Stevens argues that the postconviction court erred by concluding that his right to due process was not violated when the police lost, destroyed, or failed to preserve J.L.'s clothes. "A defendant's right to due process of law is implicated when the state loses, destroys, or otherwise fails to preserve material evidence." State v. Jenkins, 782 N.W.2d 211, 235 (Minn. 2010); see also Arizona v. Youngblood, 488 U.S. 51, 57-58, 109 S. Ct. 333, 337 (1988). The failure to preserve potentially useful evidence that is collected during a criminal investigation does not constitute a denial of due process unless the police acted in "bad faith." State v. Bailey, 677 N.W.2d 380, 393 (Minn. 2004); see also Youngblood, 488 U.S. at 58, 109 S. Ct. at 337.
A. Possession of J.L.'s clothing.
"The state's duty to preserve evidence exists only with respect to evidence it collects during the investigation of a crime . . . as it would be illogical to impose an obligation on the state to preserve evidence that it does not possess." State v. Krosch, 642 N.W.2d 713, 718 (Minn. 2002) (citations omitted). Here, the postconviction court concluded that Stevens failed to show by a preponderance of the evidence that the Fairmont Police Department collected J.L.'s clothes, noting that "[i]t is not clear that the Fairmont police possessed the evidence." The postconviction court's conclusion is not clearly erroneous. There was conflicting evidence on this issue. While J.L. testified 14 years later that it was her recollection that the police took her clothing in the course of the investigation, Officer Brolsma testified that there was no record of the police collecting J.L.'s clothing. Based on this record, the postconviction court did not abuse its discretion.
B. Evidentiary value of J.L.'s clothing.
Stevens asserts that the postconviction court erred by concluding that the evidentiary value of J.L.'s clothes was not apparent and material. When analyzing a destruction-of-evidence claim, we consider whether the exculpatory value of the lost or destroyed evidence was apparent and material. State v. Friend, 493 N.W.2d 540, 545 (Minn. 1992); see also California v. Trombetta, 467 U.S. 479, 489, 104 S. Ct. 2528, 2534 (1984). Apparent is defined as visible, manifest, or obvious. Black's Law Dictionary 93 (7th ed. 1999). Evidence is material if there is a reasonable probability that the result of the proceeding would have been different had the evidence been disclosed to the defense. See Walen v. State, 777 N.W.2d 213, 216 (Minn. 2010) (examining suppression-of-evidence violation). Exculpatory evidence is evidence that tends to negate or reduce guilt. Minn. R. Crim. P. 9.01, subd. 1(6).

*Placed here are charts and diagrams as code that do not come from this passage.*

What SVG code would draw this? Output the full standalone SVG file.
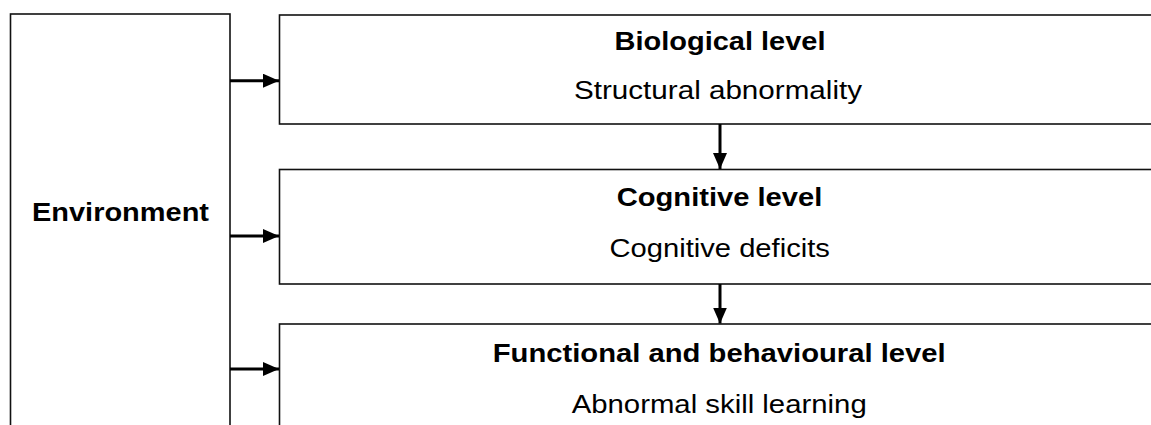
<svg xmlns="http://www.w3.org/2000/svg" width="1151" height="425" viewBox="0 0 1151 425">
  <style>
    .box { fill: #ffffff; stroke: #111111; stroke-width: 1.6; }
    .title { font-family: "Liberation Sans", Arial, sans-serif; font-size: 26.5px; font-weight: bold; fill: #000000; text-anchor: middle; }
    .sub { font-family: "Liberation Sans", Arial, sans-serif; font-size: 26.5px; fill: #000000; text-anchor: middle; }
    .conn { stroke: #000000; stroke-width: 3; fill: none; }
  </style>
  <defs>
    <marker id="head" viewBox="0 0 16 14" refX="16" refY="7" markerWidth="16" markerHeight="14" markerUnits="userSpaceOnUse" orient="auto">
      <path d="M0,0 L16,7 L0,14 Z" fill="#000000"/>
    </marker>
  </defs>
  <rect width="1151" height="425" fill="#ffffff"/>

  <g id="environment">
    <rect class="box" x="10.5" y="14" width="219.5" height="430"/>
    <text class="title" x="120.5" y="220.5" textLength="177" lengthAdjust="spacingAndGlyphs">Environment</text>
  </g>

  <g id="biological">
    <rect class="box" x="279.5" y="15" width="900" height="109"/>
    <text class="title" x="720" y="50" textLength="211" lengthAdjust="spacingAndGlyphs">Biological level</text>
    <text class="sub" x="718" y="99" textLength="288" lengthAdjust="spacingAndGlyphs">Structural abnormality</text>
  </g>

  <g id="cognitive">
    <rect class="box" x="279.5" y="169.5" width="900" height="114.5"/>
    <text class="title" x="719.5" y="206" textLength="205.5" lengthAdjust="spacingAndGlyphs">Cognitive level</text>
    <text class="sub" x="719.7" y="256.5" textLength="220.5" lengthAdjust="spacingAndGlyphs">Cognitive deficits</text>
  </g>

  <g id="functional">
    <rect class="box" x="279.5" y="324" width="900" height="130"/>
    <text class="title" x="719.2" y="361.5" textLength="453" lengthAdjust="spacingAndGlyphs">Functional and behavioural level</text>
    <text class="sub" x="719.2" y="413" textLength="295" lengthAdjust="spacingAndGlyphs">Abnormal skill learning</text>
  </g>

  <g id="connectors">
    <line class="conn" x1="230" y1="80.7" x2="279" y2="80.7" marker-end="url(#head)"/>
    <line class="conn" x1="230" y1="236" x2="279" y2="236" marker-end="url(#head)"/>
    <line class="conn" x1="230" y1="369" x2="279" y2="369" marker-end="url(#head)"/>
    <line class="conn" x1="720" y1="124" x2="720" y2="169" marker-end="url(#head)"/>
    <line class="conn" x1="720" y1="284" x2="720" y2="323.5" marker-end="url(#head)"/>
  </g>
</svg>
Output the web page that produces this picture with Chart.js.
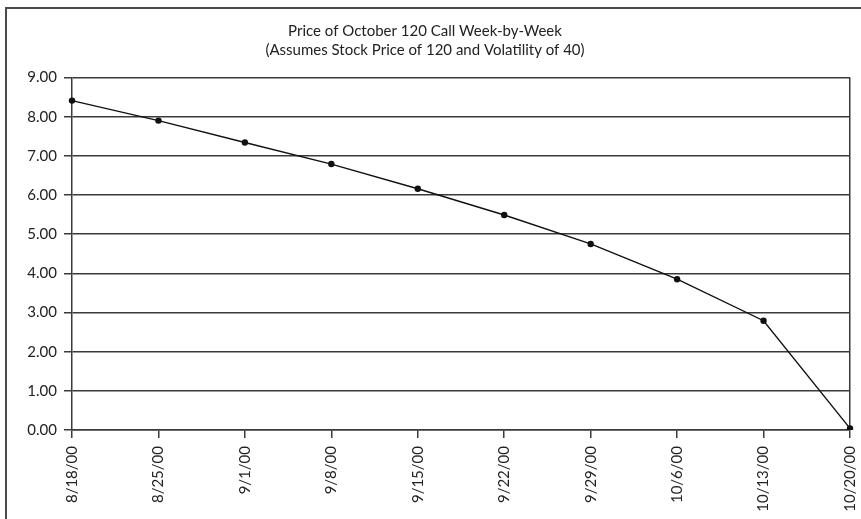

Preliminarily, we note that there is nothing in this record to support Stevens's assertion that any clothing was destroyed. Nevertheless, we will address Stevens's argument. The postconviction court determined that Stevens failed to show by a preponderance of the evidence that "the evidence had apparent exculpatory value," stating that the exculpatory value of the clothes was "not apparent because it is not manifest or obvious that [J.L.'s] clothing would tend to establish Stevens' innocence." We agree. The exculpatory value of J.L.'s clothing was neither apparent nor material because Stevens admitted to having sex with J.L. and whatever evidence may have been discovered would not have contributed to a determination of whether or not the sex was consensual.
Stevens argues that the clothing had potential exculpatory value because the case turned on the credibility of J.L. and himself, and if he had been able to analyze the clothing, he may have been provided a means of impeaching J.L.'s credibility. But the due-process standard in a claim of destruction of evidence or failure to preserve evidence requires that the evidence have exculpatory value. Friend, 493 N.W.2d at 545; see also Trombetta, 467 U.S. at 489, 104 S. Ct. at 2534 (limiting the constitutional duty of states to preserve evidence that possesses "an exculpatory value that was apparent before [it] was destroyed, and be of such a nature that the defendant would be unable to obtain comparable evidence by other reasonably available means").
In State v. Campion, we held that the state's destruction of evidence that had impeachment value, rather than exculpatory value, did not require the sanction of acquittal. 353 N.W.2d 573, 581 (Minn. App. 1984). Although Campion did not address whether the destruction of evidence constituted a due-process violation, Campion is instructive because it utilized the same analysis set forth by the landmark destruction-of-potentially-exculpatory-evidence cases of Youngblood and Trombetta. See id. In Campion, we stated that "[i]n determining whether the destruction of the [evidence] irreparably prejudiced the defense . . . we must examine the intent of the person destroying the evidence and the materiality of the evidence." Id. We held that because the evidence was "innocently" thrown away and because it was not exculpatory but merely impeaching, appellant was not entitled to relief. Id. Similarly, here, the postconviction court did not err by denying Stevens relief because J.L.'s clothes may have had impeachment but not exculpatory value.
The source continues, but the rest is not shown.